DataWorks Data Integration provides MetaQ Reader for you to read data from Message Queue. This topic describes the capabilities of synchronizing data from MetaQ data sources.
Supported versions
MetaQ Reader subscribes to real-time messages in MetaQ using the Java software development kit (SDK) for Message Queue. The following Java SDK versions are supported.
<dependency>
<groupId>com.taobao.metaq.final</groupId>
<artifactId>metaq-client</artifactId>
<version>4.0.1</version>
</dependency>
<dependency>
<groupId>com.aliyun.openservices</groupId>
<artifactId>ons-sdk</artifactId>
<version>1.3.1</version>
</dependency>Limits
You can use the MetaQ Reader plugin to read data from Message Queue only in the code editor.
MetaQ Reader supports Serverless resource groups (recommended) and exclusive resource groups for Data Integration.
Data types
The following table lists the supported field types.
Field type | Offline read (MetaQ Reader) |
STRING | Support |
The following transformations are available for the MetaQ type in MetaQ Reader.
Data Integration data type | Message Queue data type |
STRING | STRING |
Develop a data synchronization node
For information about the entry point for and the procedure of configuring a synchronization task, see the following configuration guides.
For the configuration procedure, see Configure a task in the code editor.
For a list of all parameters and a code sample for the code editor, see Appendix: MetaQ code sample and parameter description.

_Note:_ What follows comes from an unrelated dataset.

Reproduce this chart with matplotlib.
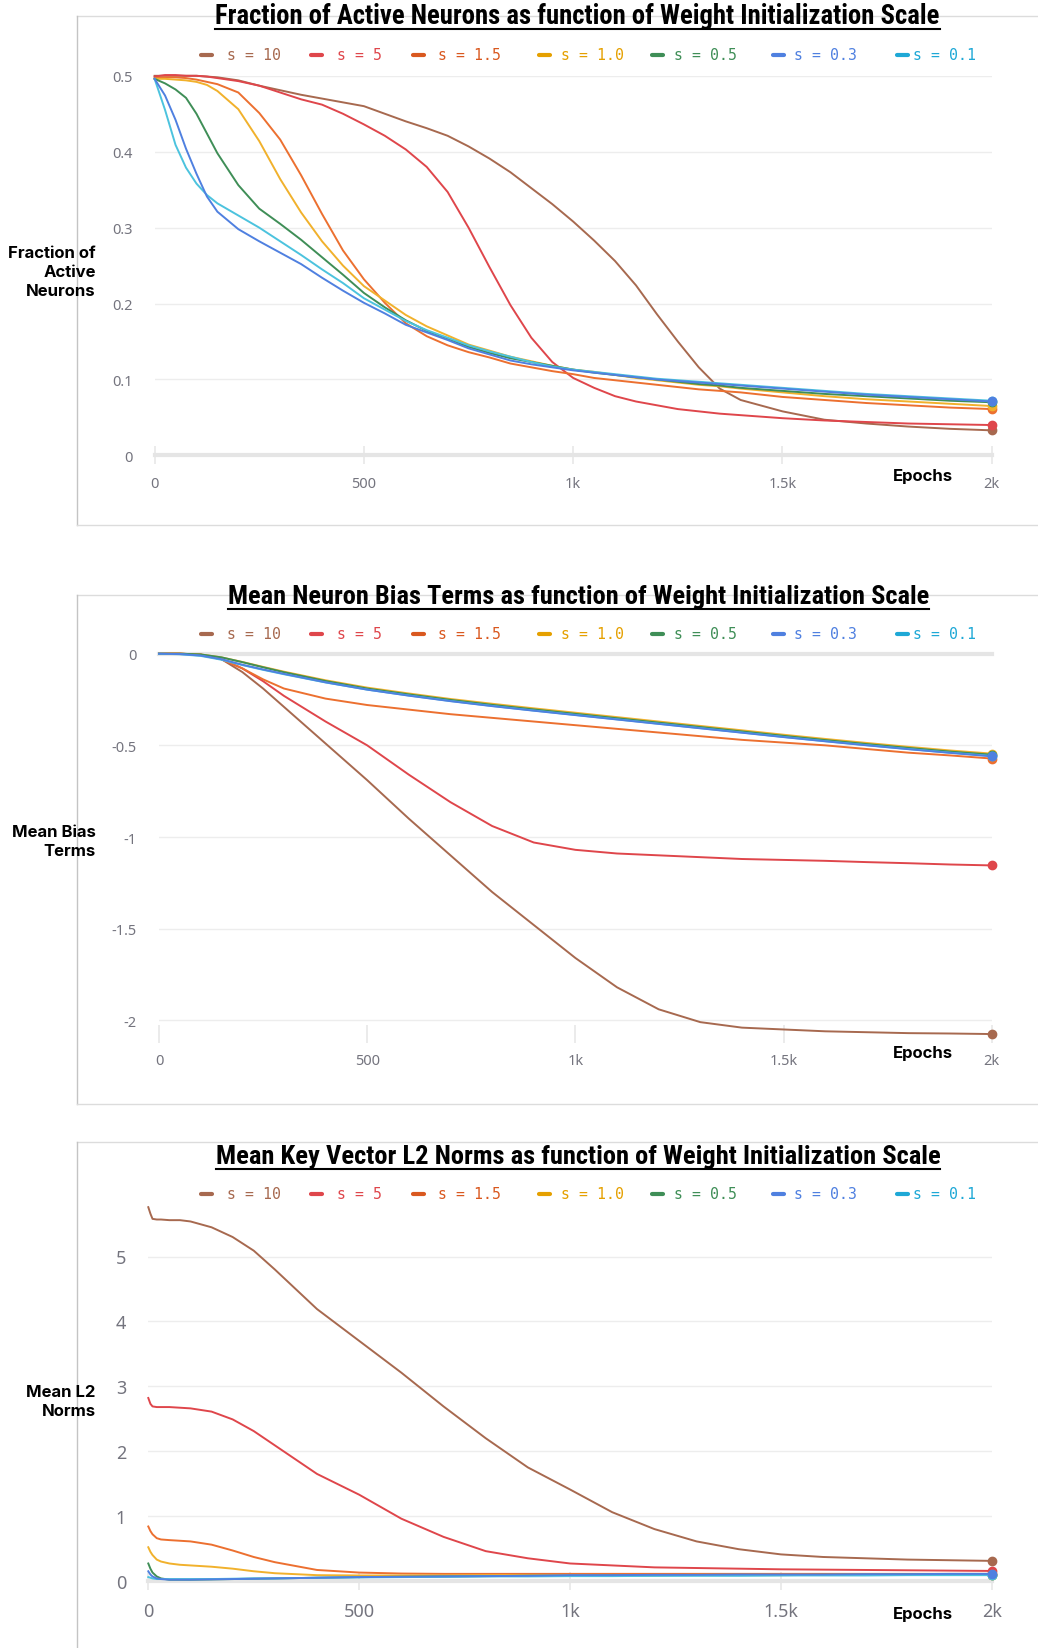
import matplotlib
matplotlib.use('Agg')
import matplotlib.pyplot as plt
from matplotlib.lines import Line2D
from matplotlib import font_manager

W, H = 1038, 1649

# ---- data ----
series_labels = ['s = 10', 's = 5', 's = 1.5', 's = 1.0', 's = 0.5', 's = 0.3', 's = 0.1']

epochs_frac = [0, 25, 50, 75, 100, 125, 150, 200, 250, 300, 350, 400, 450, 500, 550, 600,
               650, 700, 750, 800, 850, 900, 950, 1000, 1050, 1100, 1150, 1200, 1250, 1300,
               1350, 1400, 1500, 1600, 1700, 1800, 1900, 2000]
frac_s10 = [0.500, 0.500, 0.500, 0.500, 0.500, 0.499, 0.498, 0.494, 0.487, 0.481, 0.475, 0.470,
            0.465, 0.460, 0.450, 0.440, 0.431, 0.421, 0.407, 0.391, 0.373, 0.352, 0.331, 0.308,
            0.283, 0.256, 0.224, 0.186, 0.150, 0.116, 0.088, 0.073, 0.058, 0.047, 0.042, 0.038,
            0.035, 0.033]
frac_s5 = [0.499, 0.501, 0.501, 0.500, 0.500, 0.499, 0.497, 0.493, 0.487, 0.478, 0.469, 0.462,
           0.450, 0.436, 0.421, 0.403, 0.380, 0.347, 0.300, 0.248, 0.198, 0.155, 0.123, 0.102,
           0.089, 0.078, 0.071, 0.066, 0.061, 0.058, 0.055, 0.053, 0.049, 0.046, 0.044, 0.042,
           0.041, 0.040]
frac_s1_5 = [0.497, 0.498, 0.498, 0.497, 0.495, 0.492, 0.489, 0.478, 0.451, 0.416, 0.369, 0.318,
             0.270, 0.232, 0.201, 0.174, 0.157, 0.145, 0.136, 0.129, 0.121, 0.116, 0.111, 0.107,
             0.102, 0.099, 0.096, 0.093, 0.090, 0.087, 0.085, 0.083, 0.077, 0.073, 0.069, 0.066,
             0.063, 0.061]
frac_s1_0 = [0.496, 0.496, 0.495, 0.494, 0.492, 0.488, 0.480, 0.456, 0.414, 0.364, 0.320, 0.282,
             0.250, 0.223, 0.204, 0.185, 0.170, 0.158, 0.146, 0.138, 0.130, 0.124, 0.118, 0.113,
             0.110, 0.106, 0.102, 0.099, 0.096, 0.093, 0.091, 0.088, 0.083, 0.078, 0.074, 0.071,
             0.068, 0.065]
frac_s0_5 = [0.496, 0.490, 0.482, 0.471, 0.450, 0.424, 0.398, 0.356, 0.325, 0.305, 0.284, 0.261,
             0.238, 0.214, 0.195, 0.178, 0.164, 0.154, 0.143, 0.135, 0.128, 0.123, 0.118, 0.113,
             0.109, 0.106, 0.103, 0.100, 0.097, 0.094, 0.092, 0.089, 0.085, 0.081, 0.078, 0.075,
             0.072, 0.070]
frac_s0_3 = [0.496, 0.474, 0.442, 0.404, 0.371, 0.341, 0.321, 0.298, 0.282, 0.267, 0.252, 0.234,
             0.217, 0.201, 0.187, 0.172, 0.162, 0.152, 0.141, 0.133, 0.125, 0.120, 0.116, 0.112,
             0.109, 0.106, 0.103, 0.100, 0.098, 0.096, 0.094, 0.092, 0.088, 0.084, 0.080, 0.077,
             0.074, 0.071]
frac_s0_1 = [0.496, 0.455, 0.409, 0.379, 0.358, 0.343, 0.332, 0.316, 0.300, 0.282, 0.264, 0.245,
             0.227, 0.207, 0.192, 0.177, 0.165, 0.155, 0.145, 0.137, 0.130, 0.123, 0.117, 0.113,
             0.110, 0.107, 0.104, 0.101, 0.099, 0.097, 0.095, 0.093, 0.089, 0.085, 0.081, 0.078,
             0.075, 0.072]

epochs_bias = [0, 50, 100, 150, 200, 250, 300, 400, 500, 600, 700, 800, 900, 1000, 1100, 1200,
               1300, 1400, 1500, 1600, 1700, 1800, 1900, 2000]
bias_s10 = [0, 0, -0.005, -0.03, -0.10, -0.19, -0.29, -0.49, -0.69, -0.90, -1.10, -1.30, -1.48,
            -1.66, -1.82, -1.94, -2.01, -2.04, -2.05, -2.06, -2.065, -2.07, -2.072, -2.075]
bias_s5 = [0, 0, -0.005, -0.03, -0.08, -0.15, -0.23, -0.37, -0.50, -0.66, -0.81, -0.94, -1.03,
           -1.07, -1.09, -1.10, -1.11, -1.12, -1.125, -1.13, -1.137, -1.143, -1.15, -1.155]
bias_s1_5 = [0, 0, -0.005, -0.03, -0.08, -0.14, -0.19, -0.245, -0.28, -0.305, -0.33, -0.35, -0.37,
             -0.39, -0.41, -0.43, -0.45, -0.47, -0.485, -0.50, -0.52, -0.54, -0.555, -0.572]
bias_s1_0 = [0, 0, -0.004, -0.02, -0.045, -0.072, -0.098, -0.145, -0.185, -0.217, -0.247, -0.273,
             -0.298, -0.322, -0.346, -0.370, -0.394, -0.418, -0.442, -0.465, -0.487, -0.508,
             -0.528, -0.545]
bias_s0_5 = [0, 0, -0.004, -0.02, -0.046, -0.074, -0.101, -0.149, -0.19, -0.222, -0.252, -0.279,
             -0.304, -0.328, -0.352, -0.376, -0.40, -0.424, -0.448, -0.471, -0.493, -0.514,
             -0.534, -0.551]
bias_s0_3 = [0, -0.002, -0.01, -0.03, -0.06, -0.086, -0.11, -0.156, -0.196, -0.229, -0.259,
             -0.286, -0.311, -0.335, -0.359, -0.383, -0.407, -0.431, -0.455, -0.478, -0.50,
             -0.521, -0.541, -0.56]
bias_s0_1 = [0, -0.003, -0.012, -0.033, -0.062, -0.088, -0.112, -0.157, -0.196, -0.228, -0.258,
             -0.285, -0.31, -0.334, -0.358, -0.382, -0.406, -0.43, -0.454, -0.477, -0.499,
             -0.52, -0.54, -0.558]

epochs_norm = [0, 5, 10, 20, 30, 50, 75, 100, 150, 200, 250, 300, 400, 500, 600, 700, 800, 900,
               1000, 1100, 1200, 1300, 1400, 1500, 1600, 1700, 1800, 1900, 2000]
norm_s10 = [5.76, 5.66, 5.58, 5.57, 5.57, 5.56, 5.56, 5.54, 5.45, 5.30, 5.09, 4.80, 4.19, 3.70,
            3.21, 2.69, 2.20, 1.75, 1.41, 1.06, 0.80, 0.61, 0.49, 0.41, 0.37, 0.35, 0.33, 0.32,
            0.31]
norm_s5 = [2.82, 2.73, 2.69, 2.68, 2.68, 2.68, 2.67, 2.66, 2.61, 2.49, 2.31, 2.09, 1.65, 1.33,
           0.96, 0.68, 0.46, 0.35, 0.27, 0.24, 0.21, 0.20, 0.19, 0.18, 0.175, 0.17, 0.165, 0.16,
           0.155]
norm_s1_5 = [0.84, 0.77, 0.72, 0.66, 0.64, 0.63, 0.62, 0.61, 0.56, 0.47, 0.37, 0.29, 0.17, 0.13,
             0.115, 0.11, 0.11, 0.11, 0.11, 0.11, 0.11, 0.11, 0.11, 0.11, 0.11, 0.11, 0.11, 0.11,
             0.11]
norm_s1_0 = [0.52, 0.45, 0.40, 0.33, 0.30, 0.27, 0.25, 0.24, 0.22, 0.19, 0.15, 0.12, 0.09, 0.085,
             0.085, 0.085, 0.09, 0.09, 0.09, 0.09, 0.09, 0.095, 0.095, 0.095, 0.095, 0.10, 0.10,
             0.10, 0.10]
norm_s0_5 = [0.27, 0.19, 0.13, 0.07, 0.04, 0.02, 0.02, 0.02, 0.025, 0.03, 0.035, 0.04, 0.05, 0.06,
             0.065, 0.07, 0.075, 0.08, 0.08, 0.085, 0.085, 0.09, 0.09, 0.09, 0.095, 0.095, 0.10,
             0.10, 0.10]
norm_s0_3 = [0.15, 0.10, 0.07, 0.04, 0.03, 0.02, 0.02, 0.02, 0.025, 0.03, 0.035, 0.04, 0.05, 0.06,
             0.065, 0.07, 0.075, 0.08, 0.09, 0.09, 0.095, 0.095, 0.10, 0.10, 0.10, 0.105, 0.105,
             0.11, 0.11]
norm_s0_1 = [0.06, 0.05, 0.04, 0.03, 0.03, 0.03, 0.03, 0.03, 0.03, 0.035, 0.04, 0.04, 0.05, 0.055,
             0.06, 0.065, 0.07, 0.07, 0.075, 0.075, 0.08, 0.08, 0.08, 0.085, 0.085, 0.085, 0.09,
             0.09, 0.09]

# ---- styles ----
colors = ['#a7694f', '#df464b', '#ec7030', '#f1b12c', '#3f8e57', '#4f80e0', '#4cc3de']
legend_colors = ['#a7694f', '#df464b', '#d9581f', '#e5a000', '#3f8e57', '#4f80e0', '#1ea8d6']
zorders = [3, 4, 5, 6, 7, 9, 8]
tick_gray = '#74747e'
light = '#e5e5e5'

# pick a narrow bold face for the titles if one is installed
installed = {f.name for f in font_manager.fontManager.ttflist}
title_font = {'family': 'DejaVu Sans'}
for name in ['Liberation Sans Narrow', 'DejaVu Sans Condensed', 'Roboto Condensed',
             'Open Sans Condensed', 'Noto Sans Condensed', 'Arial Narrow']:
    if name in installed:
        title_font = {'family': name}
        break
else:
    for f in font_manager.fontManager.ttflist:
        if f.name == 'DejaVu Sans' and f.stretch == 'condensed' and f.weight == 'bold':
            title_font = {'family': 'DejaVu Sans', 'stretch': 'condensed'}
            break

fig = plt.figure(figsize=(W / 100, H / 100), dpi=100)


def fx(x):
    return x / W


def fy(y):
    return 1 - y / H


def make_axes(left, right, top, bottom):
    return fig.add_axes([fx(left), fy(bottom), (right - left) / W, (bottom - top) / H])


def style(ax, ylim, yticks, ylabels, fs, xpad, tickdir):
    ax.set_xlim(0, 2000)
    ax.set_ylim(*ylim)
    for sp in ax.spines.values():
        sp.set_visible(False)
    ax.set_yticks(yticks)
    ax.set_yticklabels(ylabels)
    ax.set_xticks([0, 500, 1000, 1500, 2000])
    ax.set_xticklabels(['0', '500', '1k', '1.5k', '2k'])
    ax.tick_params(axis='y', length=0, pad=16, labelsize=fs, labelcolor=tick_gray)
    ax.tick_params(axis='x', direction=tickdir, length=13, width=1.1, color=light,
                   pad=xpad, labelsize=fs, labelcolor=tick_gray)
    for lab in ax.get_xticklabels() + ax.get_yticklabels():
        lab.set_family('Noto Sans')
    ax.grid(axis='y', color='#ededed', lw=1)
    ax.set_axisbelow(True)
    ax.patch.set_alpha(0)


def draw_series(ax, xs, ys_list):
    for ys, c, z in zip(ys_list, colors, zorders):
        ax.plot(xs, ys, color=c, lw=1.4, clip_on=False, zorder=z)
        ax.plot(xs[-1], ys[-1], 'o', ms=6, color=c, clip_on=False, zorder=z)


def panel_frame(top, bottom):
    fig.add_artist(Line2D([fx(76.7), 1], [fy(top), fy(top)], color='#dcdcdc', lw=1))
    fig.add_artist(Line2D([fx(76.7), fx(76.7)], [fy(top), fy(bottom)], color='#c4c4c4', lw=1))
    if bottom < H:
        fig.add_artist(Line2D([fx(76.7), 1], [fy(bottom), fy(bottom)], color='#dcdcdc', lw=1))


def legend_row(y):
    marker_x = [201, 311, 413, 539, 652, 772.5, 897]
    text_x = [227, 336.7, 438.5, 560.7, 673.7, 793.5, 912.6]
    for mx, tx, lab, c in zip(marker_x, text_x, series_labels, legend_colors):
        fig.add_artist(Line2D([fx(mx), fx(mx + 11)], [fy(y), fy(y)], color=c, lw=3,
                              solid_capstyle='round'))
        fig.text(fx(tx), fy(y), lab, color=c, fontsize=10.7, family='DejaVu Sans Mono',
                 ha='left', va='center')


titles = []


def title(cx, cy, text, width):
    t = fig.text(fx(cx), fy(cy), text, ha='center', va='center', fontsize=16.5,
                 fontweight='bold', **title_font)
    titles.append((t, cy, width))


def side_label(y, text):
    fig.text(fx(95.7), fy(y), text, ha='right', va='center', fontsize=12, fontweight='bold',
             family='Inter', linespacing=1.35)


def epochs_label(y):
    fig.text(fx(923), fy(y), 'Epochs', ha='center', va='center', fontsize=12,
             fontweight='bold', family='Inter')


# ---- panel 1 ----
panel_frame(16.8, 526)
title(577.5, 17, 'Fraction of Active Neurons as function of Weight Initialization Scale', 720)
legend_row(56)
ax1 = make_axes(154.6, 991.8, 76.8, 456.4)
style(ax1, (0, 0.5), [0, 0.1, 0.2, 0.3, 0.4, 0.5], ['0', '0.1', '0.2', '0.3', '0.4', '0.5'],
      10.5, 8, 'inout')
ax1.axhline(0, color=light, lw=3, zorder=1, clip_on=False)
draw_series(ax1, epochs_frac, [frac_s10, frac_s5, frac_s1_5, frac_s1_0, frac_s0_5, frac_s0_3,
                               frac_s0_1])
side_label(272.7, 'Fraction of\nActive\nNeurons')
epochs_label(476)

# ---- panel 2 ----
panel_frame(596, 1105)
title(578.5, 597, 'Mean Neuron Bias Terms as function of Weight Initialization Scale', 699)
legend_row(635)
ax2 = make_axes(159, 991.8, 654.7, 1026)
style(ax2, (-2.0256, 0), [-2, -1.5, -1, -0.5, 0], ['-2', '-1.5', '-1', '-0.5', '0'],
      10.5, 7.5, 'out')
ax2.axhline(0, color=light, lw=3, zorder=1, clip_on=False)
draw_series(ax2, epochs_bias, [bias_s10, bias_s5, bias_s1_5, bias_s1_0, bias_s0_5, bias_s0_3,
                               bias_s0_1])
side_label(841.7, 'Mean Bias\nTerms')
epochs_label(1054)

# ---- panel 3 ----
panel_frame(1142.5, H + 10)
title(578, 1157, 'Mean Key Vector L2 Norms as function of Weight Initialization Scale', 722)
legend_row(1195)
ax3 = make_axes(148.3, 991.8, 1582 - 5.85 * 64.9, 1582)
style(ax3, (0, 5.85), [0, 1, 2, 3, 4, 5], ['0', '1', '2', '3', '4', '5'], 13, 8.3, 'inout')
ax3.axhline(0, color=light, lw=3, zorder=1, clip_on=False)
draw_series(ax3, epochs_norm, [norm_s10, norm_s5, norm_s1_5, norm_s1_0, norm_s0_5, norm_s0_3,
                               norm_s0_1])
side_label(1401.7, 'Mean L2\nNorms')
epochs_label(1615)

# fit title widths to the reference, then underline them
fig.canvas.draw()
renderer = fig.canvas.get_renderer()
for t, cy, width in titles:
    bb = t.get_window_extent(renderer)
    t.set_fontsize(t.get_fontsize() * width / bb.width)
fig.canvas.draw()
for t, cy, width in titles:
    bb = t.get_window_extent(renderer)
    uy = cy + 12.5
    fig.add_artist(Line2D([bb.x0 / W, bb.x1 / W], [fy(uy), fy(uy)], color='black', lw=1.5))

fig.savefig('out.png', dpi=100)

Appendix: Code and parameters
Configure a batch synchronization task by using the code editor
If you want to configure a batch synchronization task by using the code editor, you must configure the related parameters in the script based on the unified script format requirements. For more information, see Configure a batch synchronization task by using the code editor. The following information describes the parameters that you must configure for data sources when you configure a batch synchronization task by using the code editor.
Reader code sample
{
"job": {
"content": [
{
"reader": {
"name": "metaqreader",
"parameter": {
"accessId": "<yourAccessKeyId>",
"accessKey": "<yourAccessKeySecret>",
"consumerId": "Test01",
"topicName": "test",
"subExpression": "*",
"onsChannel": "ALIYUN",
"domainName": "***.aliyun.com",
"contentType": "singlestringcolumn",
"beginOffset": "lastRead",
"nullCurrentOffset": "begin",
"fieldDelimiter": ",",
"column": [
"col0"
],
"fieldDelimiter": ","
}
},
"writer": {
"name": "streamwriter",
"parameter": {
"print": false
}
}
}
]
}
}Reader script parameters
Parameter | Description | Required |
accessId | The AccessKey pair of Message Queue. An AccessKey pair is used for identity authentication. | Yes |
accessKey | Yes | |
consumerId | A consumer, also known as a subscriber, receives and consumes messages. The consumer ID is the identifier of a type of consumer. In most cases, the consumers that have the same consumer ID receive and consume the same type of message and use the same consumption logic. | Yes |
topicName | The message topic. A topic is a primary message type used to classify messages. | Yes |
subExpression | The message subtopic. | Yes |
onsChannel | Used for Message Queue authentication. | Yes |
unitName | The destination unit that receives messages. Common units are listed below:
| No |
instanceName | The name of the consumer instance. | No |
domainName | The endpoint of Message Queue. | Yes |
contentType | The message type. Supported types are singlestringcolumn for STRING messages, text for text messages, and json for JSON messages. | Yes |
beginOffset | The offset from which the task starts to read data. Valid values: begin (from the earliest offset) and lastRead (from the last read offset). | No |
nullCurrentOffset | The position from which to start reading data if the last offset is empty. Valid values: begin (from the earliest offset) and current (from the current offset). | Yes |
fieldDelimiter | The column delimiter for message strings in separator mode, such as a comma (,). Control characters, such as \u0001, are supported. | Yes |
column | The list of fields to read. | Yes |
beginDateTime | The start time for data consumption. This parameter specifies the left boundary of a time range. The time range is a left-closed, right-open interval. The value of the beginDateTime parameter is a time string in the yyyyMMddHHmmss format. This parameter can be used together with the scheduling parameters in DataWorks. | No Note The beginDateTime and endDateTime parameters must be used together. |
endDateTime | The end time for data consumption. This parameter specifies the right boundary of a time range. The time range is a left-closed, right-open interval. The value of the endDateTime parameter is a time string in the yyyyMMddHHmmss format. This parameter can be used together with the scheduling parameters in DataWorks. |